**TASK TO CARRY OUT:** Take the lines from the head of the listing through the one bearing "p1_ell_green = [15.2, 10.8, 44.9, -14.9, 20.5]" and copy them exactly, leaving every picture out.
##### AVAILABLE DATA
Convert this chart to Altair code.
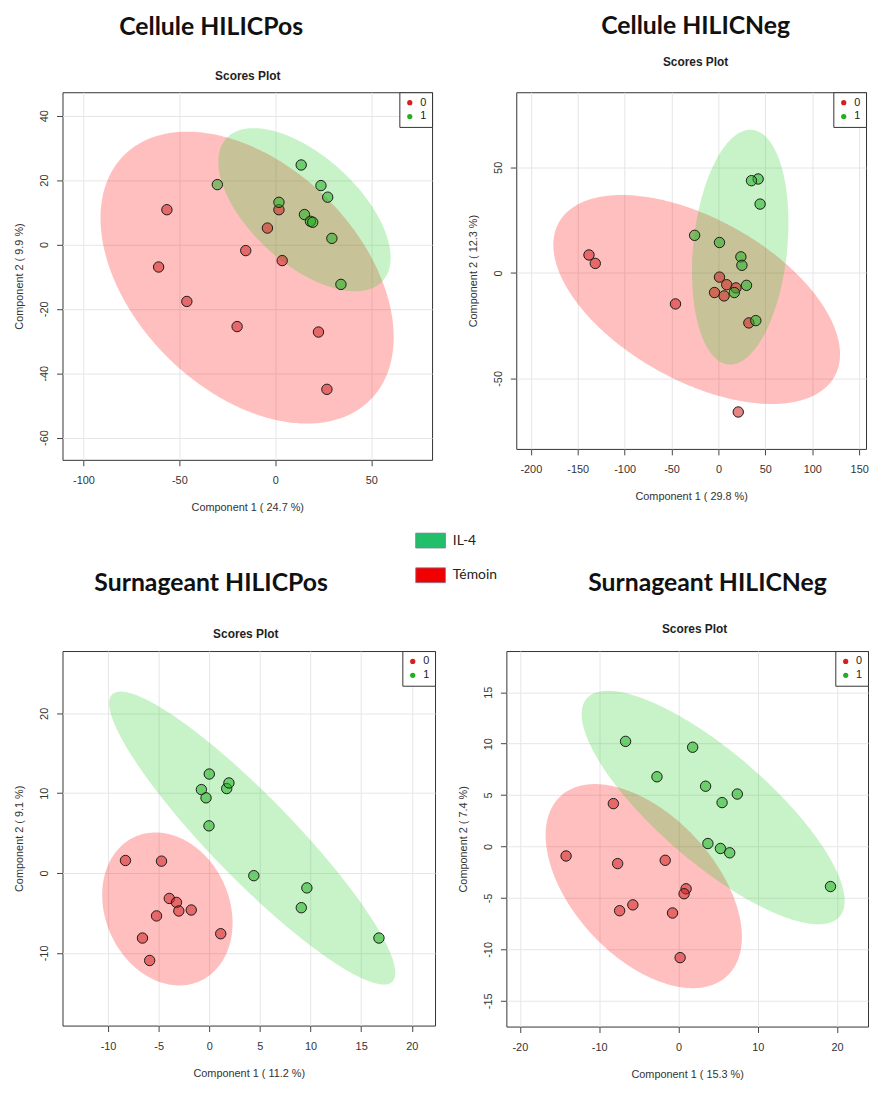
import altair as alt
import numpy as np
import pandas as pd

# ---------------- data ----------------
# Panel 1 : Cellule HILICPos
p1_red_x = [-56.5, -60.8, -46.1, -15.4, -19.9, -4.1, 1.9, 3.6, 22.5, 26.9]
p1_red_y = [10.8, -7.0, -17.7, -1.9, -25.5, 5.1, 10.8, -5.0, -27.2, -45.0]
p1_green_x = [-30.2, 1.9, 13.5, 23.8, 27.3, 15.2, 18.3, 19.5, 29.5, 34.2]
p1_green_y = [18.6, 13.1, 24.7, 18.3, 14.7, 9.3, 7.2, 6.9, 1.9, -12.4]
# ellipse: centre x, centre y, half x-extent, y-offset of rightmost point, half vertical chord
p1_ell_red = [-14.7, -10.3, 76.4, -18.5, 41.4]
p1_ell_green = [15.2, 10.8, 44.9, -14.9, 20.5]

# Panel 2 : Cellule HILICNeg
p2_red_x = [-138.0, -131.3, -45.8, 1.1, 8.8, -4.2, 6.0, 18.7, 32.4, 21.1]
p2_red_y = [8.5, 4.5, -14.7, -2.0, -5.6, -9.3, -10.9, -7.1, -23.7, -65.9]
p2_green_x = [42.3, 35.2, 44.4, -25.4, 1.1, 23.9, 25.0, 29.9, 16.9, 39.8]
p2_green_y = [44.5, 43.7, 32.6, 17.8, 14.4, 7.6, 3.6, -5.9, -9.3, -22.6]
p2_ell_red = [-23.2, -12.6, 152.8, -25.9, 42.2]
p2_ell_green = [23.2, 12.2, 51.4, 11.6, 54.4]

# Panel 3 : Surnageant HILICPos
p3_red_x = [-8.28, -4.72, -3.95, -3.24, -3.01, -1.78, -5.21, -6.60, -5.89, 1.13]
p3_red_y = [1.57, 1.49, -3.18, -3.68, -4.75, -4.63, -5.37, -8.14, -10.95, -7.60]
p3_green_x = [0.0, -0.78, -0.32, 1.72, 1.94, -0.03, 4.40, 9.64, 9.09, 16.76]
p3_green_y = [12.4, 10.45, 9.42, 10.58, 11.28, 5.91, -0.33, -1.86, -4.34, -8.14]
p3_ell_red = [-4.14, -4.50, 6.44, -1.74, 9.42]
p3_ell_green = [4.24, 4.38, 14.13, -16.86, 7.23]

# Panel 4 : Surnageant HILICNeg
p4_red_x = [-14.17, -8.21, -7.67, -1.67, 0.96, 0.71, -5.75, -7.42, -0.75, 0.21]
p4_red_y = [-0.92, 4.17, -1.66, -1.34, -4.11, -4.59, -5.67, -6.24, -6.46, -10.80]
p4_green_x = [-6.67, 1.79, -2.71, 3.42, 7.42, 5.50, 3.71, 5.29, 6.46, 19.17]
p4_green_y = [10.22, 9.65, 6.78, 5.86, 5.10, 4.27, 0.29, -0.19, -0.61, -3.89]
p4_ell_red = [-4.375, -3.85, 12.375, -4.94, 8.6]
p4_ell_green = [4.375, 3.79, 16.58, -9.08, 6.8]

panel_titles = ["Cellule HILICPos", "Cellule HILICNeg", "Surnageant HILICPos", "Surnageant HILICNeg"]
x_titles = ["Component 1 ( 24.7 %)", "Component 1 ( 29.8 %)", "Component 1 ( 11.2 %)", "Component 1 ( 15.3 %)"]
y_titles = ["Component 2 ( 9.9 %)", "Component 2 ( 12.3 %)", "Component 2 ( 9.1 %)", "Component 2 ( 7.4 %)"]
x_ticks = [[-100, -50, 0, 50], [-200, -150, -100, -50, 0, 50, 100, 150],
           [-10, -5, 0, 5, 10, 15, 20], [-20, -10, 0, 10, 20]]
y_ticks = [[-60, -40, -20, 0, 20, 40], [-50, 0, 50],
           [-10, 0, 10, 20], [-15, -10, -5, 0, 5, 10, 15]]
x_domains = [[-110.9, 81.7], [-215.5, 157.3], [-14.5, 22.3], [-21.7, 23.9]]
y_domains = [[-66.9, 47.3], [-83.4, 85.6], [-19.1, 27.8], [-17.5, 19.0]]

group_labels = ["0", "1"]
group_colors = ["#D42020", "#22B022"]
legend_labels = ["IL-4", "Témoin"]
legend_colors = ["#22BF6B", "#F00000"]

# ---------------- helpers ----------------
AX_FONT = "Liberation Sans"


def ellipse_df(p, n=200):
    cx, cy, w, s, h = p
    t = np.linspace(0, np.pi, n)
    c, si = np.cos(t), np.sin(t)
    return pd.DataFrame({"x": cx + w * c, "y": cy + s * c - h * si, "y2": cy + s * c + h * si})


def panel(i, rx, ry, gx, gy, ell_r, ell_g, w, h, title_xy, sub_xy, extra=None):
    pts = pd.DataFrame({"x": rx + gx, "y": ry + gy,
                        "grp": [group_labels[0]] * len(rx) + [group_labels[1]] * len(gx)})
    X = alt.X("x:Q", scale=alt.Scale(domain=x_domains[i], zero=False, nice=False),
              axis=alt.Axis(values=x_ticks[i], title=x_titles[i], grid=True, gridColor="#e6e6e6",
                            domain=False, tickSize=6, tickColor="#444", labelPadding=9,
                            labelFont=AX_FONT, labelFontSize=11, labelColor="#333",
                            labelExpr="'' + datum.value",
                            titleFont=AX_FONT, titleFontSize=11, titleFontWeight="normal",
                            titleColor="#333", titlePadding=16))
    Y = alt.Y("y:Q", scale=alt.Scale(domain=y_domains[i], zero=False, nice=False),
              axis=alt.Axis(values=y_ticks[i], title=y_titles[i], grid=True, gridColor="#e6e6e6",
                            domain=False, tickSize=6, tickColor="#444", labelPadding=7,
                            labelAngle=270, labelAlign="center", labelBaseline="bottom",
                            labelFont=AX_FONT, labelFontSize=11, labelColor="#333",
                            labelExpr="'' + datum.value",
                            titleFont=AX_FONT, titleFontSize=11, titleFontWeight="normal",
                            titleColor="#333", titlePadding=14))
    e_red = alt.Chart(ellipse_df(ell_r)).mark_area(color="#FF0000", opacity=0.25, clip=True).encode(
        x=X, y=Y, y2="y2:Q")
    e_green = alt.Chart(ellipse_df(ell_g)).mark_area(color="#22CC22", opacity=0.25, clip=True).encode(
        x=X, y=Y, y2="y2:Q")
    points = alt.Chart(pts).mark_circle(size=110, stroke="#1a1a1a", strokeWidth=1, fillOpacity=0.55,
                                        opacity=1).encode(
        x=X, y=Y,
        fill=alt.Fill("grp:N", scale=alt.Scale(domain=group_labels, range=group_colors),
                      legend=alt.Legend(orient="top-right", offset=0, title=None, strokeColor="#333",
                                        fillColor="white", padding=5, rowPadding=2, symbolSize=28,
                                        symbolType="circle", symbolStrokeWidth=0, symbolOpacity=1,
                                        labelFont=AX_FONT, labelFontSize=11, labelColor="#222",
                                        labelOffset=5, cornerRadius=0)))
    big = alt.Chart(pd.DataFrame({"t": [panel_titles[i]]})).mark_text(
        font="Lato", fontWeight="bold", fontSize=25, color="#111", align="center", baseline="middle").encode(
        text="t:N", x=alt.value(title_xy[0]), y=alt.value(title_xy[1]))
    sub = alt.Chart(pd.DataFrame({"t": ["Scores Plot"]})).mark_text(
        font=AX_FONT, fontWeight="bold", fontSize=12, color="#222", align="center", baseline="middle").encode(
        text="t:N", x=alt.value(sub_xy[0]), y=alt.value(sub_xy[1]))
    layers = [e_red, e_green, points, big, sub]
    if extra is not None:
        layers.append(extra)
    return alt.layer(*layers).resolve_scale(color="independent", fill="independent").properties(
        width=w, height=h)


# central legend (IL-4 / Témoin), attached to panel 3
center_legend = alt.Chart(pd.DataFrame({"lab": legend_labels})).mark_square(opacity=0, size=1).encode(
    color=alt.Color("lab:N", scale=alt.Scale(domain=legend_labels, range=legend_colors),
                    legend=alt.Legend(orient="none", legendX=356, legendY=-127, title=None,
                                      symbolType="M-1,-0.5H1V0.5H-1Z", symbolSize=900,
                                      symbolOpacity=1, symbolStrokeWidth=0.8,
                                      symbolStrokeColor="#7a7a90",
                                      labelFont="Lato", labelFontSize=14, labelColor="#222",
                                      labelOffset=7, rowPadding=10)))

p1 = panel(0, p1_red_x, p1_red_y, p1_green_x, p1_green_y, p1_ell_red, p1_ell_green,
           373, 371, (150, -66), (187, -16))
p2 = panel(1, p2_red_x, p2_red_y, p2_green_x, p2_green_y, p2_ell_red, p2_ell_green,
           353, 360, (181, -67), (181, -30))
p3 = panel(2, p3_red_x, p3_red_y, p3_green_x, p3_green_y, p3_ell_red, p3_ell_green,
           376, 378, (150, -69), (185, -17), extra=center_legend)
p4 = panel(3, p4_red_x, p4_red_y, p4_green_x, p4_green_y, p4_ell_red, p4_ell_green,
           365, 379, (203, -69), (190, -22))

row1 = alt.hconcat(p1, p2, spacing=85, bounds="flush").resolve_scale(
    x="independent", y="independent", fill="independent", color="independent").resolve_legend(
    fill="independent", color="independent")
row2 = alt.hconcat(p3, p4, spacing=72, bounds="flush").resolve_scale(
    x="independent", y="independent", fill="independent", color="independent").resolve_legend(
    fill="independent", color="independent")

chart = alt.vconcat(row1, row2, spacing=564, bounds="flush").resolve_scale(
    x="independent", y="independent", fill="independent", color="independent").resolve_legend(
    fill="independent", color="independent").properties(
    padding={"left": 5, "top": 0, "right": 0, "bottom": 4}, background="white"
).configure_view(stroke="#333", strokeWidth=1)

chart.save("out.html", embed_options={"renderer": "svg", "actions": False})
##########
**CORRECT RESPONSE:**
Convert this chart to Altair code.
import altair as alt
import numpy as np
import pandas as pd

# ---------------- data ----------------
# Panel 1 : Cellule HILICPos
p1_red_x = [-56.5, -60.8, -46.1, -15.4, -19.9, -4.1, 1.9, 3.6, 22.5, 26.9]
p1_red_y = [10.8, -7.0, -17.7, -1.9, -25.5, 5.1, 10.8, -5.0, -27.2, -45.0]
p1_green_x = [-30.2, 1.9, 13.5, 23.8, 27.3, 15.2, 18.3, 19.5, 29.5, 34.2]
p1_green_y = [18.6, 13.1, 24.7, 18.3, 14.7, 9.3, 7.2, 6.9, 1.9, -12.4]
# ellipse: centre x, centre y, half x-extent, y-offset of rightmost point, half vertical chord
p1_ell_red = [-14.7, -10.3, 76.4, -18.5, 41.4]
p1_ell_green = [15.2, 10.8, 44.9, -14.9, 20.5]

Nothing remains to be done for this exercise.